OBJECTIVE:
Records follow. Select each line holding "produces".

:::::

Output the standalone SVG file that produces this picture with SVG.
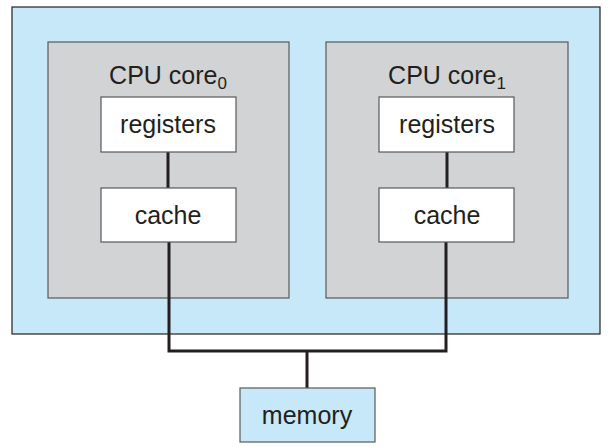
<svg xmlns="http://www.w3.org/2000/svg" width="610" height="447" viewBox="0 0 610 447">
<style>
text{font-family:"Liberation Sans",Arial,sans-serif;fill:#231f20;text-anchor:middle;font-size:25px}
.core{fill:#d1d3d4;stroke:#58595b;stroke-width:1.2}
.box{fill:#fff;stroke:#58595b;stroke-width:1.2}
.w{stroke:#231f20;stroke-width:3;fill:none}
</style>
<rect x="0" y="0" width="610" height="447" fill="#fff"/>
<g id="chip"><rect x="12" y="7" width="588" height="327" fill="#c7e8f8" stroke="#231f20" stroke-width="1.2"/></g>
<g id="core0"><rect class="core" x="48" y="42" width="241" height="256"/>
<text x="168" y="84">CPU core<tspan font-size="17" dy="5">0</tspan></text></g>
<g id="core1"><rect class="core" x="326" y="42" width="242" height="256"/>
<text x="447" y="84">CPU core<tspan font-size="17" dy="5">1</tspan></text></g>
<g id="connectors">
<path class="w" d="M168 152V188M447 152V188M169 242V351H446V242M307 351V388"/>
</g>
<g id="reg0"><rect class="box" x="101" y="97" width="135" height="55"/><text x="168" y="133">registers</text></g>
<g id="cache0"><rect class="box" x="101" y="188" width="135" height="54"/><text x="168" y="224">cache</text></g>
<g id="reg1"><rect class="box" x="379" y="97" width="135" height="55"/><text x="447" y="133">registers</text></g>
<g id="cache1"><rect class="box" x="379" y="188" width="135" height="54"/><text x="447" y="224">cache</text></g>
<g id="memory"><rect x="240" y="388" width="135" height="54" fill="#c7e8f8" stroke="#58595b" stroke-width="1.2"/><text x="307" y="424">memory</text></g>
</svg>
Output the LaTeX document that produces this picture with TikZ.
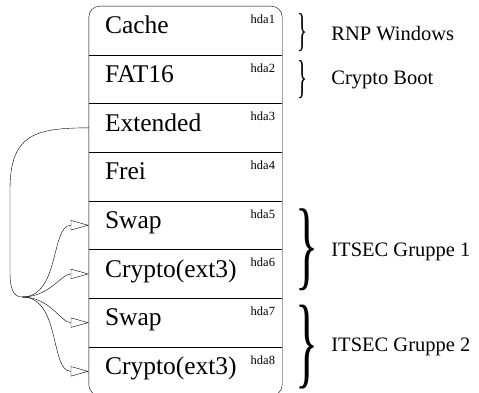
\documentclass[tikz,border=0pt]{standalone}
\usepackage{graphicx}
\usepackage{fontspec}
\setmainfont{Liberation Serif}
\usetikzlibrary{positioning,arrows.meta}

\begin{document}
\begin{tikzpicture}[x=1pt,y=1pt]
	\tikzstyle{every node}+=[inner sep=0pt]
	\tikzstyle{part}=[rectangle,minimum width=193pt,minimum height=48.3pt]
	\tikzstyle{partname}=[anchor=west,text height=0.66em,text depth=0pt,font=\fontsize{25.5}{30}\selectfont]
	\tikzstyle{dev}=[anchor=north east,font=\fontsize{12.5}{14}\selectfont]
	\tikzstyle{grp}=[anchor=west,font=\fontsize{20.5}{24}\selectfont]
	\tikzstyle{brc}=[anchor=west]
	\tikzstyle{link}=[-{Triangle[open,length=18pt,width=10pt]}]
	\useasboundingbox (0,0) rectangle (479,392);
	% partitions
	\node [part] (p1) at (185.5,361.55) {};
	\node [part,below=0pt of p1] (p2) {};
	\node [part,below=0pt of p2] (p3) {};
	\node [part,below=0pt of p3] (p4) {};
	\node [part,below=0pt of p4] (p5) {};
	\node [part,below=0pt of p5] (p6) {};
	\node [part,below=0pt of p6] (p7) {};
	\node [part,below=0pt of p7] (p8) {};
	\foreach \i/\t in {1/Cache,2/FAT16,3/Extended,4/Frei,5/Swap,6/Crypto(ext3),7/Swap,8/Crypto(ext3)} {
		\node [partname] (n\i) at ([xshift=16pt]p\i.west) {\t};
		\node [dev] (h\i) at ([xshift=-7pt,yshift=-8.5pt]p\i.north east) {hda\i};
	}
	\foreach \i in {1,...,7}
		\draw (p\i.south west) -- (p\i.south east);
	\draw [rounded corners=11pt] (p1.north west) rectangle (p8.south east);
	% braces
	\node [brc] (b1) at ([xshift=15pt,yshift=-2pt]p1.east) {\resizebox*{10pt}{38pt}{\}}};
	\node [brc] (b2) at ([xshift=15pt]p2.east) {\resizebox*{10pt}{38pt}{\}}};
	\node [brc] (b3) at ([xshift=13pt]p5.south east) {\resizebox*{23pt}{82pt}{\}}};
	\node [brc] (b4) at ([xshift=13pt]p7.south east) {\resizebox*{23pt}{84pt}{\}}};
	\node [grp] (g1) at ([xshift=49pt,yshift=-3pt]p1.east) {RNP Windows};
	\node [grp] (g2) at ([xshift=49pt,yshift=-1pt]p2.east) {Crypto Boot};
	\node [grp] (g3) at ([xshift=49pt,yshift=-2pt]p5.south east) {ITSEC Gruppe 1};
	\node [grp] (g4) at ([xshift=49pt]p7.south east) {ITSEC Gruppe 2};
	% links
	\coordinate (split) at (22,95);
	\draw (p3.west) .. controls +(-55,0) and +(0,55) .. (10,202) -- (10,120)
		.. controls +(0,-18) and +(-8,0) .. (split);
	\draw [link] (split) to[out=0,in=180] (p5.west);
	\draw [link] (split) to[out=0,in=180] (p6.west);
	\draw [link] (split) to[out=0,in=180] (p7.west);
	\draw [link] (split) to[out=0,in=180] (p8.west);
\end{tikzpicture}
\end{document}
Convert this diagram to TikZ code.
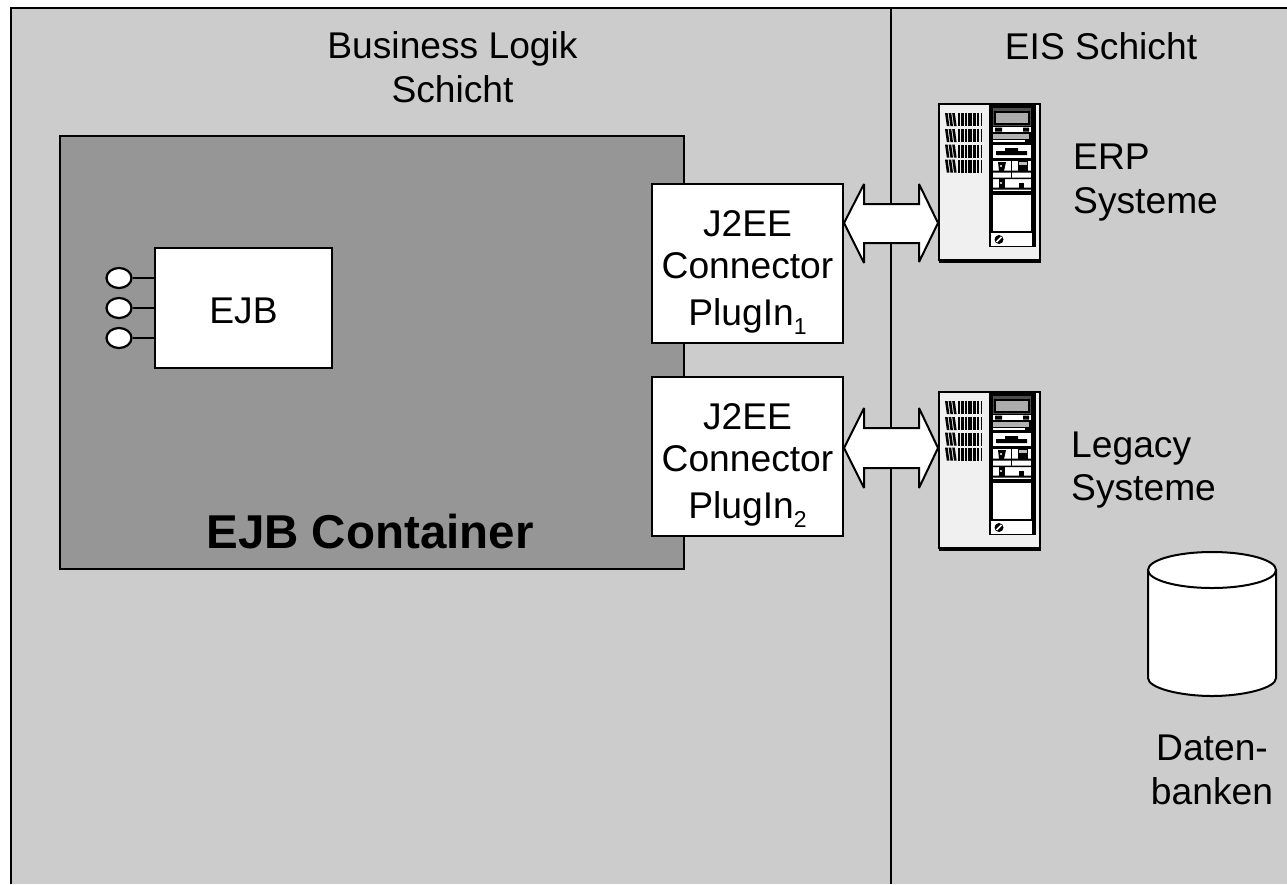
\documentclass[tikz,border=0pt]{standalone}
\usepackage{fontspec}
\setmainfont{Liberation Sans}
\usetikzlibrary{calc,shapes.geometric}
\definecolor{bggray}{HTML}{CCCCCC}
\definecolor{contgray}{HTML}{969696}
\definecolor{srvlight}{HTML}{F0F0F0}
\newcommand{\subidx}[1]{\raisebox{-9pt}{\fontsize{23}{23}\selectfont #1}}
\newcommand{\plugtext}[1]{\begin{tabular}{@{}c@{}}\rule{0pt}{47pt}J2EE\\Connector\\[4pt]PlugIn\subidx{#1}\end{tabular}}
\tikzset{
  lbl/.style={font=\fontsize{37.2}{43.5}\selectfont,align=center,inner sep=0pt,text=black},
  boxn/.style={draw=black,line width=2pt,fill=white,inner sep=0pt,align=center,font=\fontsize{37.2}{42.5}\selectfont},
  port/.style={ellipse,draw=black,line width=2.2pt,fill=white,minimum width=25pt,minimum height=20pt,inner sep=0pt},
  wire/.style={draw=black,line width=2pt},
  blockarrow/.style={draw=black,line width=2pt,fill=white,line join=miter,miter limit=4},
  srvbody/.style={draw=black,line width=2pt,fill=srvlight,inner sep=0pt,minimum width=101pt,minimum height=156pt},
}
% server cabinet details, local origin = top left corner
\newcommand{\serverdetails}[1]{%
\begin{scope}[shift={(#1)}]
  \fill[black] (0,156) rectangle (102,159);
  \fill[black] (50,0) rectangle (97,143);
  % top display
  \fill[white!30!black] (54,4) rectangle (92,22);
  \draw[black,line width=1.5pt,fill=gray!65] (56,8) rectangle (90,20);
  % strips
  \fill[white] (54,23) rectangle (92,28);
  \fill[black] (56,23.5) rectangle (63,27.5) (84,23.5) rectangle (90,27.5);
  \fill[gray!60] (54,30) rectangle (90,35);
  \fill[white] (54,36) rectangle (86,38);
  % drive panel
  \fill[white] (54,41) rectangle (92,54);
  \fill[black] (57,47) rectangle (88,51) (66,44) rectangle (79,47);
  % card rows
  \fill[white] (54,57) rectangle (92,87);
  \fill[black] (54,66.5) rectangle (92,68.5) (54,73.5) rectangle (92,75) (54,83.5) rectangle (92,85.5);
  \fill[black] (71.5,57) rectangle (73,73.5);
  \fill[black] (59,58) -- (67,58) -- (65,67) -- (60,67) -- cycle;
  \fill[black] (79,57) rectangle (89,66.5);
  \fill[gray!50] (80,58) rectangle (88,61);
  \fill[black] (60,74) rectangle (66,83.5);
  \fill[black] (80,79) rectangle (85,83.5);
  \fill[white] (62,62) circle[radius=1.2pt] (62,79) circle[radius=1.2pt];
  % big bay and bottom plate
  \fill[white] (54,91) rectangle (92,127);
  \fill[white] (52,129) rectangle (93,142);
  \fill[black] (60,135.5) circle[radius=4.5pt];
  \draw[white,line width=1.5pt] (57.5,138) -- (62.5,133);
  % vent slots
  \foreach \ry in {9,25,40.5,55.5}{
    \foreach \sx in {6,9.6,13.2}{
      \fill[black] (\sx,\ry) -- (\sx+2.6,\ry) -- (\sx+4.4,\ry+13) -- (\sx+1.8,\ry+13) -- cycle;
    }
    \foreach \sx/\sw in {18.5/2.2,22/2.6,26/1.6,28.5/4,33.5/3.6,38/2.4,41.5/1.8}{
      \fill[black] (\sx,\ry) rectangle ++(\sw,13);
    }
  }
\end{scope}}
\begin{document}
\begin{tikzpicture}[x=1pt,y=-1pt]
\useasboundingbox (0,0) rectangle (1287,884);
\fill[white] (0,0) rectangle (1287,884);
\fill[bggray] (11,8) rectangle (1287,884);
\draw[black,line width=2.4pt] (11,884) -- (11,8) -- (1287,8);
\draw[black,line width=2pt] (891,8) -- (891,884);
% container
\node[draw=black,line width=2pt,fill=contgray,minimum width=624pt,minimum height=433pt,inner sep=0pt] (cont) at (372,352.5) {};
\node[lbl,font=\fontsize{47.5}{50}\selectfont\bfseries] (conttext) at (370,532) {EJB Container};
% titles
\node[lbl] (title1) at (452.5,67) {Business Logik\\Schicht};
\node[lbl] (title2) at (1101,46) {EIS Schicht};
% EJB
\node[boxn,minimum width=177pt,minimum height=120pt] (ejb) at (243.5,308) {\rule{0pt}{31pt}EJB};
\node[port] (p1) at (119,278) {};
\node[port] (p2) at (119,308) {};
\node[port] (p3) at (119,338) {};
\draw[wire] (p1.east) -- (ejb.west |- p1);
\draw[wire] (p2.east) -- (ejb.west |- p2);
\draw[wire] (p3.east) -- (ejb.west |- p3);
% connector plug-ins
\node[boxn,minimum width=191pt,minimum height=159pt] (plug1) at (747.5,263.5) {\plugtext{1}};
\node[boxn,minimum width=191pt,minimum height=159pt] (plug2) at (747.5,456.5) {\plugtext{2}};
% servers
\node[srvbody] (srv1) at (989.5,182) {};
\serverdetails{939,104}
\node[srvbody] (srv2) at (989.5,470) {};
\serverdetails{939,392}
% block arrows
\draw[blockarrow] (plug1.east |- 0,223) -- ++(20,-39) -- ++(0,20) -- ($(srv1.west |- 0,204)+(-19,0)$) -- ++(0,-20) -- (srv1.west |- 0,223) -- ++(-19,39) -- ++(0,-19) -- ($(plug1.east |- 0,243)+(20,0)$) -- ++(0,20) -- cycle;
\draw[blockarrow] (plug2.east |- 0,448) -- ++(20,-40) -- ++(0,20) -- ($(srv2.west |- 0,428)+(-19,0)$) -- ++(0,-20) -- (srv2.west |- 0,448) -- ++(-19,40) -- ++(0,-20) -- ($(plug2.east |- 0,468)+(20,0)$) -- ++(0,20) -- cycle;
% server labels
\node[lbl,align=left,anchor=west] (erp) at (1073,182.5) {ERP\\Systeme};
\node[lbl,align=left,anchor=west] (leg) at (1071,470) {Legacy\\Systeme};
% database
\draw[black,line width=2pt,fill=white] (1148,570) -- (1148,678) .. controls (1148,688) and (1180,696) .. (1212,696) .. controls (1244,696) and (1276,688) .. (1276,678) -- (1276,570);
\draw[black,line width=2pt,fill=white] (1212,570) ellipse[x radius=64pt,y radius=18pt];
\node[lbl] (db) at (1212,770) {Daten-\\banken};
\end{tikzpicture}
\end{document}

:::::

COMPLETE RESPONSE:
Output the standalone SVG file that produces this picture with SVG.
Output the LaTeX document that produces this picture with TikZ.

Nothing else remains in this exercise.